GOAL →
Reproduce all the lines exactly as they stand, apart from the pictures.

RECORDED DATA →

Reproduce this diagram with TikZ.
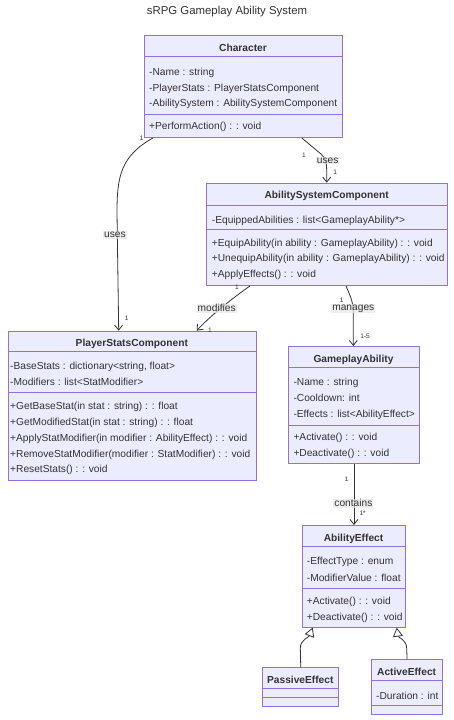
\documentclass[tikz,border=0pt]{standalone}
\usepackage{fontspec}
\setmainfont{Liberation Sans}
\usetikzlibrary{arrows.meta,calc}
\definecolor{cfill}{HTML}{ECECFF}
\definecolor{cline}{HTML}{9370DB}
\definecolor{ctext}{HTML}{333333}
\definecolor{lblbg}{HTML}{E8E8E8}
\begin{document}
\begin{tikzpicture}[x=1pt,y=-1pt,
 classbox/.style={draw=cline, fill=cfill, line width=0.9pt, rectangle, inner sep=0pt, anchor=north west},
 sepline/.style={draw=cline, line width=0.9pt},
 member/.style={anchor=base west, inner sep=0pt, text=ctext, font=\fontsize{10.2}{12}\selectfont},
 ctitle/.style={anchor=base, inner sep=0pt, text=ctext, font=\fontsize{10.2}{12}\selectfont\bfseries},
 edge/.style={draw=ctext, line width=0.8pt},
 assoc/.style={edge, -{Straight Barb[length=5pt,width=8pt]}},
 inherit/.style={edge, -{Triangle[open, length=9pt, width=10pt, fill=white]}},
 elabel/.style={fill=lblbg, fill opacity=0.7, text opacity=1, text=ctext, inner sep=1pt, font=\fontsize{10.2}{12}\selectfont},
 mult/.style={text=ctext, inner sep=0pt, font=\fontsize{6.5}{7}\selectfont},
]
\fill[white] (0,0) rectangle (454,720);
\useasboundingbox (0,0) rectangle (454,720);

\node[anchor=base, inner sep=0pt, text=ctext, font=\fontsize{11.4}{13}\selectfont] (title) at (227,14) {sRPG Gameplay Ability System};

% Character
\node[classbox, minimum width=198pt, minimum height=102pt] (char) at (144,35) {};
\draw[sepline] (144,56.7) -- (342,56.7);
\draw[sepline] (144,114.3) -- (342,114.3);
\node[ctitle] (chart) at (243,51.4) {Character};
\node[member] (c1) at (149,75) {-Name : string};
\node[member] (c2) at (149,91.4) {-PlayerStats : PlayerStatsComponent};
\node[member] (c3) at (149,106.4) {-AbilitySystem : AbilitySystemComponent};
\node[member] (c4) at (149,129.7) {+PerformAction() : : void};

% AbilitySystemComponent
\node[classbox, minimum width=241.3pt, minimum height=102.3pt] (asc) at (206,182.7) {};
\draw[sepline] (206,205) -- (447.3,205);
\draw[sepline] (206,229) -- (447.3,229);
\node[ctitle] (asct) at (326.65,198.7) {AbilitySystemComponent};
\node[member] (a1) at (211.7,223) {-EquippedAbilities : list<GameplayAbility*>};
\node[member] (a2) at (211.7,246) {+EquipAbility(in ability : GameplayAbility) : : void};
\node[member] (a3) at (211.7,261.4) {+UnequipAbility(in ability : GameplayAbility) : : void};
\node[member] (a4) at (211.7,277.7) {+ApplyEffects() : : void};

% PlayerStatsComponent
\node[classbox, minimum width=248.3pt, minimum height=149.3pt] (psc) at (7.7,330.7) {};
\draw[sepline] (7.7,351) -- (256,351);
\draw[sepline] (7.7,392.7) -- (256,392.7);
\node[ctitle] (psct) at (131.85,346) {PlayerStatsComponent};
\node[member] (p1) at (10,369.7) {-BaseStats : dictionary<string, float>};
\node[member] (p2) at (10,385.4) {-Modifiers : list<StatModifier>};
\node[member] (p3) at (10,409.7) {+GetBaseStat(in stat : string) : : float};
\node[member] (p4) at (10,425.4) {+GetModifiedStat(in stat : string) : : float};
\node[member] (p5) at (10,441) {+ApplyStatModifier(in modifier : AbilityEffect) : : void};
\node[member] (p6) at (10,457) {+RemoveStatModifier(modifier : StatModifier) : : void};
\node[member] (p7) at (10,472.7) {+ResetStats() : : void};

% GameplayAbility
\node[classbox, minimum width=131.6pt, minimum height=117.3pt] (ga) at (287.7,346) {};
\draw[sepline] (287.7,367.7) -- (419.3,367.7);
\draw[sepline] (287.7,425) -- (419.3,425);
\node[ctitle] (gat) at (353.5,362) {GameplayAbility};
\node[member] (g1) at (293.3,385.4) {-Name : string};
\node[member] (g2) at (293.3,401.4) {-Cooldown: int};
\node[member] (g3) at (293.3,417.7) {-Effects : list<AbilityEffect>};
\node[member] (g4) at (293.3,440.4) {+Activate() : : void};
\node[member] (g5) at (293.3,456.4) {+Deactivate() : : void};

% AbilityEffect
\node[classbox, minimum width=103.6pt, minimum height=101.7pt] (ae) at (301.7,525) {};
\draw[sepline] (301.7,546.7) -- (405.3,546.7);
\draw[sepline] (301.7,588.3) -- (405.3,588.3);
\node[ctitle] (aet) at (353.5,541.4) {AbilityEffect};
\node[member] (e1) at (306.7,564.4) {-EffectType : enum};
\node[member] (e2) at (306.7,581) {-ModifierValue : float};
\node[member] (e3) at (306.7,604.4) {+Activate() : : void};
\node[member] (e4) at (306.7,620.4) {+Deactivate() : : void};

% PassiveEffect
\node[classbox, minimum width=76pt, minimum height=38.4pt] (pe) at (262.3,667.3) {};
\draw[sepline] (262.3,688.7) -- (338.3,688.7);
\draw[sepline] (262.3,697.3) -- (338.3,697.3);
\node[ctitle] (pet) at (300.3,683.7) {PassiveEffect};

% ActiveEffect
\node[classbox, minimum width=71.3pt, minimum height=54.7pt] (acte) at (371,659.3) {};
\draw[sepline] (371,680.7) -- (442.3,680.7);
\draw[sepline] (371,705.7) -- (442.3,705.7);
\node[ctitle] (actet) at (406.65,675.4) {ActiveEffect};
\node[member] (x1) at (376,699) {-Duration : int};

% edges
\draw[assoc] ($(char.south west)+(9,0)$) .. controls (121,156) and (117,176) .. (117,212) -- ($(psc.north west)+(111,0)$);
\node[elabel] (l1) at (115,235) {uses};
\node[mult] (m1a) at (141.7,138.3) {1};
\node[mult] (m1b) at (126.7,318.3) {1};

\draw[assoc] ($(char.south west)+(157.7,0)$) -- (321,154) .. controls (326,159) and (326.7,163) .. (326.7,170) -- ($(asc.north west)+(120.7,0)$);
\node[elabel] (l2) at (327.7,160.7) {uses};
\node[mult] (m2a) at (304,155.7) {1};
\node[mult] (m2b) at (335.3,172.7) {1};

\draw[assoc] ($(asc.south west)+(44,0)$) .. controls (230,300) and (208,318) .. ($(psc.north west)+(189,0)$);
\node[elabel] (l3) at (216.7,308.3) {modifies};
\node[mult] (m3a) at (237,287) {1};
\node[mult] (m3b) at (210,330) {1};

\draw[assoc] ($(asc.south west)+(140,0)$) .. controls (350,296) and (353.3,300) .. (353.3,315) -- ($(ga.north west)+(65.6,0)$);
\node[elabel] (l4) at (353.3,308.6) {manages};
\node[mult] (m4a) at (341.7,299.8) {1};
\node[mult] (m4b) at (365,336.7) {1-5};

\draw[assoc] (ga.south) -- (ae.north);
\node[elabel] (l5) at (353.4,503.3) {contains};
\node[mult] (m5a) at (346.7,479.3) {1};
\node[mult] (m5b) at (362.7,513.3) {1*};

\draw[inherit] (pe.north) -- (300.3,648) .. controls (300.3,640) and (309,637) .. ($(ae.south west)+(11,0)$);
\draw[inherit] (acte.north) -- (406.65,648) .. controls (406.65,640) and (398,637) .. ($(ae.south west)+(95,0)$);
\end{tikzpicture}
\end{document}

EXERCISE RESPONSE →
Reproduce this diagram with TikZ.
\documentclass[tikz,border=0pt]{standalone}
\usepackage{fontspec}
\setmainfont{Liberation Sans}
\usetikzlibrary{arrows.meta,calc}
\definecolor{cfill}{HTML}{ECECFF}
\definecolor{cline}{HTML}{9370DB}
\definecolor{ctext}{HTML}{333333}
\definecolor{lblbg}{HTML}{E8E8E8}
\begin{document}
\begin{tikzpicture}[x=1pt,y=-1pt,
 classbox/.style={draw=cline, fill=cfill, line width=0.9pt, rectangle, inner sep=0pt, anchor=north west},
 sepline/.style={draw=cline, line width=0.9pt},
 member/.style={anchor=base west, inner sep=0pt, text=ctext, font=\fontsize{10.2}{12}\selectfont},
 ctitle/.style={anchor=base, inner sep=0pt, text=ctext, font=\fontsize{10.2}{12}\selectfont\bfseries},
 edge/.style={draw=ctext, line width=0.8pt},
 assoc/.style={edge, -{Straight Barb[length=5pt,width=8pt]}},
 inherit/.style={edge, -{Triangle[open, length=9pt, width=10pt, fill=white]}},
 elabel/.style={fill=lblbg, fill opacity=0.7, text opacity=1, text=ctext, inner sep=1pt, font=\fontsize{10.2}{12}\selectfont},
 mult/.style={text=ctext, inner sep=0pt, font=\fontsize{6.5}{7}\selectfont},
]
\fill[white] (0,0) rectangle (454,720);
\useasboundingbox (0,0) rectangle (454,720);

\node[anchor=base, inner sep=0pt, text=ctext, font=\fontsize{11.4}{13}\selectfont] (title) at (227,14) {sRPG Gameplay Ability System};

% Character
\node[classbox, minimum width=198pt, minimum height=102pt] (char) at (144,35) {};
\draw[sepline] (144,56.7) -- (342,56.7);
\draw[sepline] (144,114.3) -- (342,114.3);
\node[ctitle] (chart) at (243,51.4) {Character};
\node[member] (c1) at (149,75) {-Name : string};
\node[member] (c2) at (149,91.4) {-PlayerStats : PlayerStatsComponent};
\node[member] (c3) at (149,106.4) {-AbilitySystem : AbilitySystemComponent};
\node[member] (c4) at (149,129.7) {+PerformAction() : : void};

% AbilitySystemComponent
\node[classbox, minimum width=241.3pt, minimum height=102.3pt] (asc) at (206,182.7) {};
\draw[sepline] (206,205) -- (447.3,205);
\draw[sepline] (206,229) -- (447.3,229);
\node[ctitle] (asct) at (326.65,198.7) {AbilitySystemComponent};
\node[member] (a1) at (211.7,223) {-EquippedAbilities : list<GameplayAbility*>};
\node[member] (a2) at (211.7,246) {+EquipAbility(in ability : GameplayAbility) : : void};
\node[member] (a3) at (211.7,261.4) {+UnequipAbility(in ability : GameplayAbility) : : void};
\node[member] (a4) at (211.7,277.7) {+ApplyEffects() : : void};

% PlayerStatsComponent
\node[classbox, minimum width=248.3pt, minimum height=149.3pt] (psc) at (7.7,330.7) {};
\draw[sepline] (7.7,351) -- (256,351);
\draw[sepline] (7.7,392.7) -- (256,392.7);
\node[ctitle] (psct) at (131.85,346) {PlayerStatsComponent};
\node[member] (p1) at (10,369.7) {-BaseStats : dictionary<string, float>};
\node[member] (p2) at (10,385.4) {-Modifiers : list<StatModifier>};
\node[member] (p3) at (10,409.7) {+GetBaseStat(in stat : string) : : float};
\node[member] (p4) at (10,425.4) {+GetModifiedStat(in stat : string) : : float};
\node[member] (p5) at (10,441) {+ApplyStatModifier(in modifier : AbilityEffect) : : void};
\node[member] (p6) at (10,457) {+RemoveStatModifier(modifier : StatModifier) : : void};
\node[member] (p7) at (10,472.7) {+ResetStats() : : void};

% GameplayAbility
\node[classbox, minimum width=131.6pt, minimum height=117.3pt] (ga) at (287.7,346) {};
\draw[sepline] (287.7,367.7) -- (419.3,367.7);
\draw[sepline] (287.7,425) -- (419.3,425);
\node[ctitle] (gat) at (353.5,362) {GameplayAbility};
\node[member] (g1) at (293.3,385.4) {-Name : string};
\node[member] (g2) at (293.3,401.4) {-Cooldown: int};
\node[member] (g3) at (293.3,417.7) {-Effects : list<AbilityEffect>};
\node[member] (g4) at (293.3,440.4) {+Activate() : : void};
\node[member] (g5) at (293.3,456.4) {+Deactivate() : : void};

% AbilityEffect
\node[classbox, minimum width=103.6pt, minimum height=101.7pt] (ae) at (301.7,525) {};
\draw[sepline] (301.7,546.7) -- (405.3,546.7);
\draw[sepline] (301.7,588.3) -- (405.3,588.3);
\node[ctitle] (aet) at (353.5,541.4) {AbilityEffect};
\node[member] (e1) at (306.7,564.4) {-EffectType : enum};
\node[member] (e2) at (306.7,581) {-ModifierValue : float};
\node[member] (e3) at (306.7,604.4) {+Activate() : : void};
\node[member] (e4) at (306.7,620.4) {+Deactivate() : : void};

% PassiveEffect
\node[classbox, minimum width=76pt, minimum height=38.4pt] (pe) at (262.3,667.3) {};
\draw[sepline] (262.3,688.7) -- (338.3,688.7);
\draw[sepline] (262.3,697.3) -- (338.3,697.3);
\node[ctitle] (pet) at (300.3,683.7) {PassiveEffect};

% ActiveEffect
\node[classbox, minimum width=71.3pt, minimum height=54.7pt] (acte) at (371,659.3) {};
\draw[sepline] (371,680.7) -- (442.3,680.7);
\draw[sepline] (371,705.7) -- (442.3,705.7);
\node[ctitle] (actet) at (406.65,675.4) {ActiveEffect};
\node[member] (x1) at (376,699) {-Duration : int};

% edges
\draw[assoc] ($(char.south west)+(9,0)$) .. controls (121,156) and (117,176) .. (117,212) -- ($(psc.north west)+(111,0)$);
\node[elabel] (l1) at (115,235) {uses};
\node[mult] (m1a) at (141.7,138.3) {1};
\node[mult] (m1b) at (126.7,318.3) {1};

\draw[assoc] ($(char.south west)+(157.7,0)$) -- (321,154) .. controls (326,159) and (326.7,163) .. (326.7,170) -- ($(asc.north west)+(120.7,0)$);
\node[elabel] (l2) at (327.7,160.7) {uses};
\node[mult] (m2a) at (304,155.7) {1};
\node[mult] (m2b) at (335.3,172.7) {1};

\draw[assoc] ($(asc.south west)+(44,0)$) .. controls (230,300) and (208,318) .. ($(psc.north west)+(189,0)$);
\node[elabel] (l3) at (216.7,308.3) {modifies};
\node[mult] (m3a) at (237,287) {1};
\node[mult] (m3b) at (210,330) {1};

\draw[assoc] ($(asc.south west)+(140,0)$) .. controls (350,296) and (353.3,300) .. (353.3,315) -- ($(ga.north west)+(65.6,0)$);
\node[elabel] (l4) at (353.3,308.6) {manages};
\node[mult] (m4a) at (341.7,299.8) {1};
\node[mult] (m4b) at (365,336.7) {1-5};

\draw[assoc] (ga.south) -- (ae.north);
\node[elabel] (l5) at (353.4,503.3) {contains};
\node[mult] (m5a) at (346.7,479.3) {1};
\node[mult] (m5b) at (362.7,513.3) {1*};

\draw[inherit] (pe.north) -- (300.3,648) .. controls (300.3,640) and (309,637) .. ($(ae.south west)+(11,0)$);
\draw[inherit] (acte.north) -- (406.65,648) .. controls (406.65,640) and (398,637) .. ($(ae.south west)+(95,0)$);
\end{tikzpicture}
\end{document}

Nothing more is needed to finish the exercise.